Surgical fires: When surgical errors cause serious burns

This week, the U.S. Food and Drug Administration (FDA) is holding a webinar focused on a surprisingly persistent issue: surgical fires. While fires during surgery may seem like an abnormal occurrence, somewhere between 550 and 650 of these fires occur every year.

Surgical fires are often caused by the high concentrations of oxygen present in operating rooms. Surgical equipment such as lasers and drills can ignite the oxygen while drapes, sponges and even body hair can act as fuel to the fire. This means that patients can catch on fire while under anesthesia on the operating table and suffer serious burns. Many of these injuries are preventable, the result of medical negligence.

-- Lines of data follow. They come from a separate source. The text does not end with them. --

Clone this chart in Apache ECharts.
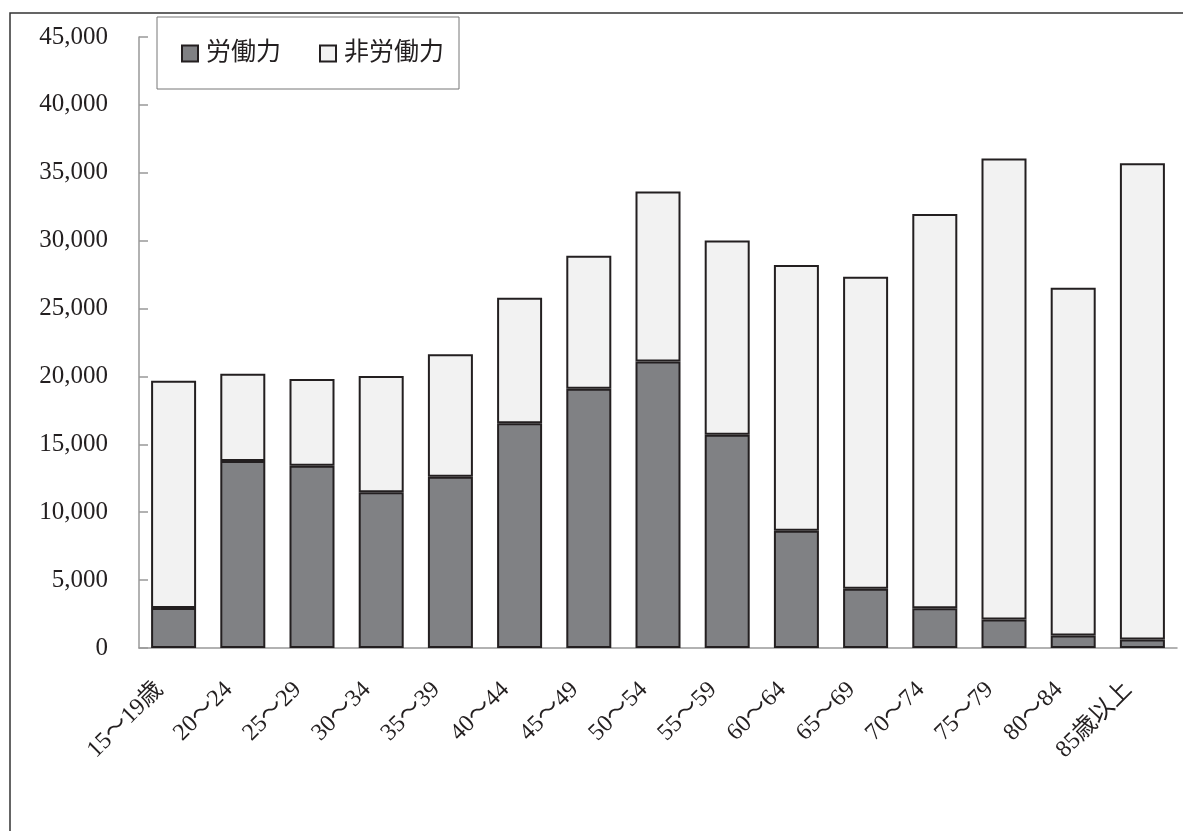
<!DOCTYPE html>
<html>
<head>
<meta charset="utf-8">
<script src="https://cdn.jsdelivr.net/npm/echarts@6/dist/echarts.min.js"></script>
<style>
  html, body { margin: 0; padding: 0; background: #fff; }
  #chart { width: 1183px; height: 831px; }
</style>
</head>
<body>
<div id="chart"></div>
<script>
// 年齢階級
var categories = ['15～19歳', '20～24', '25～29', '30～34', '35～39', '40～44', '45～49',
  '50～54', '55～59', '60～64', '65～69', '70～74', '75～79', '80～84', '85歳以上'];
// 労働力
var laborForce = [2950, 13780, 13430, 11470, 12620, 16560, 19090, 21100, 15700, 8640, 4360, 2920, 2090, 920, 630];
// 非労働力
var nonLaborForce = [16730, 6410, 6390, 8570, 9020, 9230, 9800, 12530, 14320, 19560, 22990, 29040, 33960, 25610, 35070];
var seriesNames = ['労働力', '非労働力'];
var yMax = 45000;
var yStep = 5000;

var textFont = '"Liberation Serif", "DejaVu Serif", "Noto Sans CJK JP", serif';
var chart = echarts.init(document.getElementById('chart'));

var option = {
  backgroundColor: '#fff',
  animation: false,
  graphic: [{
    type: 'rect',
    shape: { x: 10, y: 13, width: 1300, height: 900 },
    style: { fill: 'none', stroke: '#333', lineWidth: 1.5 },
    silent: true,
    z: -1
  }],
  legend: {
    left: 157,
    top: 17,
    padding: [24, 15, 23, 24],
    itemGap: 38,
    itemWidth: 16,
    itemHeight: 16,
    icon: 'rect',
    borderColor: '#777',
    borderWidth: 1,
    borderRadius: 0,
    textStyle: { fontFamily: textFont, fontSize: 25, color: '#231f20', padding: [0, 0, 0, 3] },
    data: seriesNames
  },
  grid: {
    left: 139,
    right: 6,
    top: 37,
    bottom: 183,
    containLabel: false
  },
  xAxis: {
    type: 'category',
    data: categories,
    axisLine: { lineStyle: { color: '#999', width: 1.5 } },
    axisTick: { inside: true, length: 10, lineStyle: { color: '#999', width: 1.5 } },
    axisLabel: {
      rotate: 45,
      margin: 24,
      padding: [0, 20, 0, 0],
      fontFamily: textFont,
      fontSize: 24,
      color: '#231f20'
    }
  },
  yAxis: {
    type: 'value',
    min: 0,
    max: yMax,
    interval: yStep,
    splitLine: { show: false },
    axisLine: { show: true, lineStyle: { color: '#999', width: 1.5 } },
    axisTick: { show: true, inside: true, length: 9, lineStyle: { color: '#999', width: 1.5 } },
    axisLabel: {
      margin: 31,
      fontFamily: textFont,
      fontSize: 25,
      color: '#231f20',
      formatter: function (v) { return v.toLocaleString('en-US'); }
    }
  },
  series: [
    {
      name: seriesNames[0],
      type: 'bar',
      stack: 'total',
      barWidth: 45,
      data: laborForce,
      itemStyle: { color: '#808184', borderColor: '#231f20', borderWidth: 2 }
    },
    {
      name: seriesNames[1],
      type: 'bar',
      stack: 'total',
      barWidth: 45,
      data: nonLaborForce,
      itemStyle: { color: '#f2f2f2', borderColor: '#231f20', borderWidth: 2 }
    }
  ]
};

chart.setOption(option);
window.addEventListener('resize', function () { chart.resize(); });
</script>
</body>
</html>
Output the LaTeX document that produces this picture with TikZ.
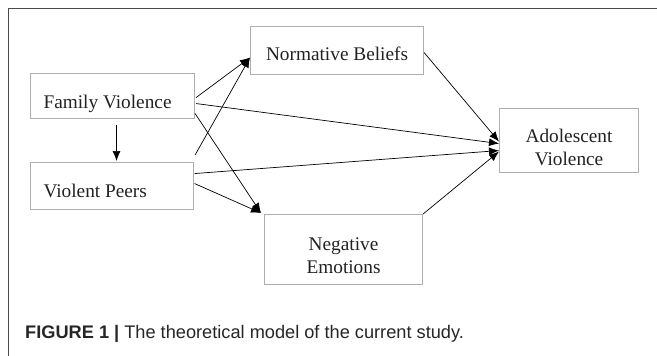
\documentclass[tikz,border=0pt]{standalone}
\usepackage{fontspec}
\setmainfont{Liberation Serif}
\newfontfamily\capfont{Liberation Sans}
\usetikzlibrary{arrows.meta,calc}
\definecolor{boxgray}{HTML}{AEAEAE}
\definecolor{framegray}{HTML}{4A4A4A}
\definecolor{txtcol}{HTML}{222222}
\tikzset{
  box/.style={draw=boxgray, line width=1.1pt, rectangle, anchor=north west, inner ysep=0pt,
    text=txtcol, font=\fontsize{19.3}{23.3}\selectfont},
  conn/.style={draw=black, line width=0.7pt, -{Latex[length=10pt,width=8pt]}},
}
\begin{document}
\begin{tikzpicture}[x=1pt,y=-1pt]
\useasboundingbox (0,0) rectangle (657,356);
\draw[framegray, line width=1.5pt] (8.5,357) -- (8.5,8.5) -- (658,8.5);

\node[box, minimum height=45pt, text width=138pt, inner xsep=13pt, align=flush left,
  text height=27pt, text depth=2pt] (fv) at (30,73) {Family Violence};
\node[box, minimum height=47pt, text width=137pt, inner xsep=13pt, align=flush left,
  text height=25pt, text depth=2pt] (vp) at (30,162) {Violent Peers};
\node[box, minimum height=48pt, text width=173pt, inner xsep=0pt, align=flush center,
  text height=22pt, text depth=2pt] (nb) at (250,26) {Normative Beliefs};
\node[box, minimum height=64pt, text width=139pt, inner xsep=0pt, align=flush center,
  text height=23.5pt, text depth=20pt] (av) at (499,108) {Adolescent\\Violence};
\node[box, minimum height=70pt, text width=158pt, inner xsep=0pt, align=flush center,
  text height=22pt, text depth=20pt] (ne) at (264,214) {Negative\\Emotions};

\draw[conn] ($(fv.east)+(1,1.5)$) -- ($(nb.west)+(0,7)$);
\draw[conn] ($(vp.north east)+(1,-7)$) -- ($(nb.west)+(0,7)$);
\draw[conn] ($(fv.east)+(1,7.5)$) -- ($(av.west)+(0,3)$);
\draw[conn] ($(nb.east)+(0,2)$) -- ($(av.west)+(0,1)$);
\draw[conn] ($(vp.east)+(0.5,-12.5)$) -- ($(av.west)+(0,10)$);
\draw[conn] (ne.north east) -- ($(av.west)+(0,11)$);
\draw[conn] ($(fv.east)+(0,17.5)$) -- ($(ne.north west)+(-3,-1)$);
\draw[conn] ($(vp.east)+(0.5,-2.5)$) -- ($(ne.north west)+(-3,-1)$);
\draw[conn] ($(fv.south)+(4,6)$) -- ($(vp.north)+(4.5,-1)$);

\node[anchor=base west, inner sep=0pt, text=black!85, font=\capfont\fontsize{18.2}{20}\selectfont]
  (cap) at (25,338.3) {\textbf{FIGURE 1 |} The theoretical model of the current study.};
\end{tikzpicture}
\end{document}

Some recent cases involving operating room fires include:

  • A Florida man suffered second-degree burns and hair loss during a 2008 surgery.
  • A New York patient was severely burned on his chest and neck when an electronic scalpel ignited an oxygen supply, causing an explosion.
  • A Pennsylvania woman suffered burns to her face, trachea, lungs and larynx when an anesthetist failed to tell a surgeon that he had administered additional oxygen. The operating room fire began when the surgeon turned on an electrocautery device, which ignited the drapes.
  • A Washington, D.C., woman was killed after a tracheal operation in which an antiseptic was not given time to dry and caught on fire, causing serious burns to her chest, airway, throat and more.

In many of these surgical fire cases, the hospital, anesthesiologist, surgeon or other medical professionals may be held liable for the injuries their surgical mistakes caused.

The FDA webinar will hopefully help to prevent some of these fires by educating healthcare professionals about how these fires occur and how they can be avoided.